Signing up with Google for additional support and higher-volume requests requires an API key. It would become a third field in the request form; we have left a # comment in the code as a reminder.
We encoded the form data and assigned it to the query variable. The safe="," parameter assures us that the "," characters in the latitude-longitude pair will be preserved instead of being rewritten into a %2C escape code.
We assembled a complete address from the fixed portions of the URL (the scheme, net location, and path) plus the dynamic query content. The scheme, location, and path are generally fixed. The query is encoded from the form data.
In the with statement, we created a processing context to send the request and read the response. Inside the with context, we displayed the headers and loaded the resulting JSON document, creating a Python object. Once we have the Python object, we can exit the processing context and release the resources.
The response is a Python dictionary. There are two keys: 'results' and 'status'. The value of response['results'] is a list of dictionaries. There are a number of alternative addresses in the results list. Each result is a dictionary with two interesting keys: the 'types' key, which shows the type of address and the 'formatted_address' key, which is a well-formatted address close to the given location.

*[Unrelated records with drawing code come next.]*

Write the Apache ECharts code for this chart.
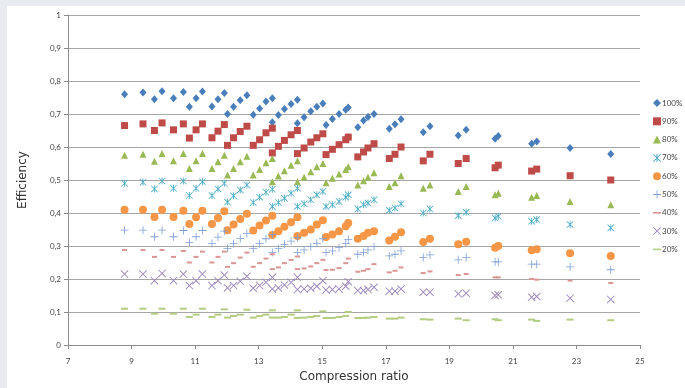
<!DOCTYPE html>
<html>
<head>
<meta charset="utf-8">
<script src="https://cdn.jsdelivr.net/npm/echarts@6/dist/echarts.min.js"></script>
<style>
  html, body { margin: 0; padding: 0; background: #e8ecf0; }
  #chart { position: absolute; left: 7px; top: 6px; width: 678px; height: 382px; background: #fff; }
</style>
</head>
<body>
<div id="chart"></div>
<script>
// compression ratio, shared by all load levels
var ratio = [8.78, 9.36, 9.72, 9.96, 10.32, 10.63, 10.82, 11.03, 11.23, 11.53, 11.72, 11.92,
  12.02, 12.21, 12.42, 12.63, 12.83, 13.03, 13.23, 13.43, 13.43, 13.62, 13.81, 14.02, 14.22,
  14.22, 14.43, 14.64, 14.83, 15.02, 15.12, 15.32, 15.53, 15.74, 15.82, 16.12, 16.30, 16.44, 16.63,
  17.11, 17.29, 17.48, 18.18, 18.39, 19.28, 19.53, 20.44, 20.54, 21.59, 21.75, 22.80, 24.08];

var eff100 = [.760, .765, .745, .769, .748, .767, .722, .748, .768, .723, .745, .764,
  .700, .722, .742, .757, .698, .717, .738, .748, .675, .697, .715, .730, .743,
  .672, .690, .708, .722, .732, .667, .685, .700, .713, .720, .660, .680, .691, .700,
  .655, .669, .684, .645, .663, .635, .652, .625, .633, .610, .617, .597, .579];
var eff90 = [.665, .670, .650, .673, .652, .670, .627, .652, .670, .628, .648, .668,
  .605, .628, .647, .663, .605, .622, .643, .657, .582, .602, .620, .637, .650,
  .580, .597, .615, .628, .640, .577, .593, .607, .622, .630, .570, .585, .597, .610,
  .565, .578, .600, .558, .578, .550, .565, .537, .545, .527, .533, .513, .500];
var eff80 = [.575, .578, .557, .580, .558, .580, .535, .558, .580, .535, .555, .575,
  .515, .535, .555, .572, .515, .532, .552, .565, .495, .512, .528, .545, .558,
  .495, .508, .525, .540, .550, .492, .505, .518, .532, .540, .485, .498, .508, .522,
  .480, .492, .513, .475, .485, .465, .480, .455, .460, .448, .453, .435, .425];
var eff70 = [.490, .493, .473, .497, .475, .497, .453, .475, .495, .453, .473, .490,
  .433, .452, .470, .485, .432, .448, .463, .472, .420, .432, .445, .460, .475,
  .420, .428, .440, .455, .465, .420, .425, .435, .448, .455, .412, .425, .430, .440,
  .408, .415, .428, .400, .412, .392, .402, .385, .390, .375, .380, .365, .355];
var eff60 = [.410, .410, .388, .410, .388, .407, .367, .387, .407, .367, .385, .405,
  .348, .365, .382, .398, .347, .362, .377, .392, .333, .345, .358, .372, .387,
  .330, .340, .350, .365, .378, .327, .335, .345, .360, .370, .322, .330, .340, .345,
  .317, .328, .342, .312, .322, .305, .313, .295, .300, .287, .290, .278, .270];
var eff50 = [.348, .348, .328, .348, .328, .347, .310, .328, .347, .308, .327, .345,
  .293, .307, .323, .338, .292, .307, .322, .335, .280, .292, .305, .315, .325,
  .280, .288, .298, .308, .322, .280, .285, .295, .308, .320, .275, .280, .288, .298,
  .270, .275, .285, .265, .273, .258, .265, .252, .252, .245, .245, .237, .228];
var eff40 = [.288, .288, .267, .288, .267, .285, .250, .267, .283, .250, .267, .283,
  .237, .248, .265, .280, .237, .248, .262, .275, .230, .235, .248, .258, .268,
  .230, .232, .238, .248, .258, .227, .228, .233, .248, .262, .222, .225, .230, .245,
  .220, .225, .235, .218, .223, .212, .215, .205, .205, .200, .198, .195, .188];
var eff30 = [.215, .215, .195, .217, .195, .215, .180, .195, .215, .180, .195, .212,
  .173, .180, .193, .208, .172, .180, .190, .205, .170, .173, .182, .190, .205,
  .168, .170, .172, .178, .195, .167, .168, .170, .178, .192, .165, .165, .168, .175,
  .163, .163, .170, .160, .160, .155, .157, .150, .152, .145, .147, .142, .138];
var eff20 = [.110, .110, .095, .110, .095, .110, .085, .092, .110, .085, .092, .108,
  .083, .088, .092, .107, .083, .088, .092, .105, .083, .083, .085, .092, .105,
  .082, .083, .085, .088, .102, .082, .082, .085, .088, .100, .082, .082, .083, .085,
  .080, .080, .083, .078, .077, .080, .075, .078, .075, .077, .073, .077, .075];

var loads = ['100%', '90%', '80%', '70%', '60%', '50%', '40%', '30%', '20%'];
var values = [eff100, eff90, eff80, eff70, eff60, eff50, eff40, eff30, eff20];

var STAR = 'path://M4.4,0H5.6V10H4.4Z M0,0.8L0.8,0L10,9.2L9.2,10Z M9.2,0L10,0.8L0.8,10L0,9.2Z';
var CROSS = 'path://M0,0.8L0.8,0L10,9.2L9.2,10Z M9.2,0L10,0.8L0.8,10L0,9.2Z';
var PLUS = 'path://M4.5,0H5.5V4.5H10V5.5H5.5V10H4.5V5.5H0V4.5H4.5Z';
var DASH = 'path://M0,0L0,0M0,4H10V6H0Z M10,10L10,10';

var looks = [
  { color: '#4a7ebb', symbol: 'diamond', size: [7, 8], icon: 'diamond' },
  { color: '#be4b48', symbol: 'rect', size: 7, icon: 'rect' },
  { color: '#98b954', symbol: 'triangle', size: 7, icon: 'triangle' },
  { color: '#4bacc6', symbol: STAR, size: 7, icon: STAR },
  { color: '#f79646', symbol: 'circle', size: 8, icon: 'circle' },
  { color: '#7f9fd4', symbol: PLUS, size: 8, icon: PLUS },
  { color: '#d99694', symbol: 'rect', size: [5, 2], icon: DASH },
  { color: '#9b87bb', symbol: CROSS, size: 8, icon: CROSS },
  { color: '#b3cc82', symbol: 'rect', size: [7, 2], icon: DASH }
];

var series = loads.map(function (name, i) {
  return {
    name: name,
    type: 'scatter',
    symbol: looks[i].symbol,
    symbolSize: looks[i].size,
    itemStyle: { color: looks[i].color, opacity: 1 },
    data: ratio.map(function (r, j) { return [r, values[i][j]]; })
  };
});

var chart = echarts.init(document.getElementById('chart'));
chart.setOption({
  animation: false,
  grid: { left: 61, right: 45, top: 9, bottom: 30 },
  legend: {
    orient: 'vertical',
    left: 641,
    top: 88,
    itemWidth: 8,
    itemHeight: 8,
    itemGap: 10.3,
    textStyle: { fontSize: 8, color: '#444', fontFamily: 'Lato', padding: [0, 0, 0, -4] },
    data: loads.map(function (n, i) { return { name: n, icon: looks[i].icon }; })
  },
  xAxis: {
    type: 'value',
    min: 7,
    max: 25,
    interval: 2,
    name: 'Compression ratio',
    nameLocation: 'middle',
    nameGap: 26,
    nameTextStyle: { fontFamily: 'DejaVu Sans', fontSize: 12, color: '#333' },
    axisLine: { show: true, lineStyle: { color: '#8c8c8c' } },
    axisTick: { show: true, length: 4, lineStyle: { color: '#8c8c8c' } },
    axisLabel: { fontFamily: 'Lato', fontSize: 8, color: '#444', margin: 12 },
    splitLine: { show: false }
  },
  yAxis: {
    type: 'value',
    min: 0,
    max: 1,
    interval: 0.1,
    name: 'Efficiency',
    nameLocation: 'middle',
    nameGap: 39,
    nameRotate: 90,
    nameTextStyle: { fontFamily: 'DejaVu Sans', fontSize: 12, color: '#333' },
    axisLine: { show: true, lineStyle: { color: '#8c8c8c' } },
    axisTick: { show: true, length: 4, lineStyle: { color: '#8c8c8c' } },
    axisLabel: {
      fontFamily: 'Lato', fontSize: 8, color: '#444', margin: 7,
      formatter: function (v) { return (v === 0 || v === 1) ? String(v) : v.toFixed(1).replace('.', ','); }
    },
    splitLine: { show: true, lineStyle: { color: '#a6a6a6', width: 1 } }
  },
  series: series
});
</script>
</body>
</html>
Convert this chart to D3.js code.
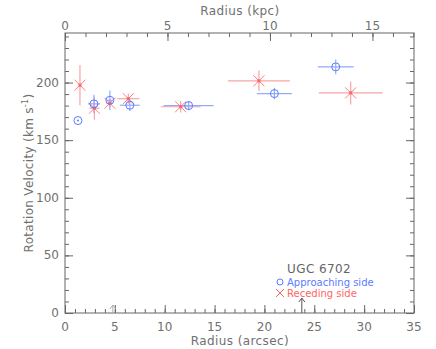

The output looks like this:
['street_address'] 333 Waterside Drive, Waterside Festival Marketplace, Norfolk, VA 23510, USA ['postal_code'] Norfolk, VA 23510, USA ['locality', 'political'] Norfolk, VA, USA ['administrative_area_level_1', 'political'] Virginia, USA ['country', 'political'] United States
Each of the alternatives shows a hierarchy of nested political containers for the address: postal code, locality, state (called administrative_area_level_1), and country.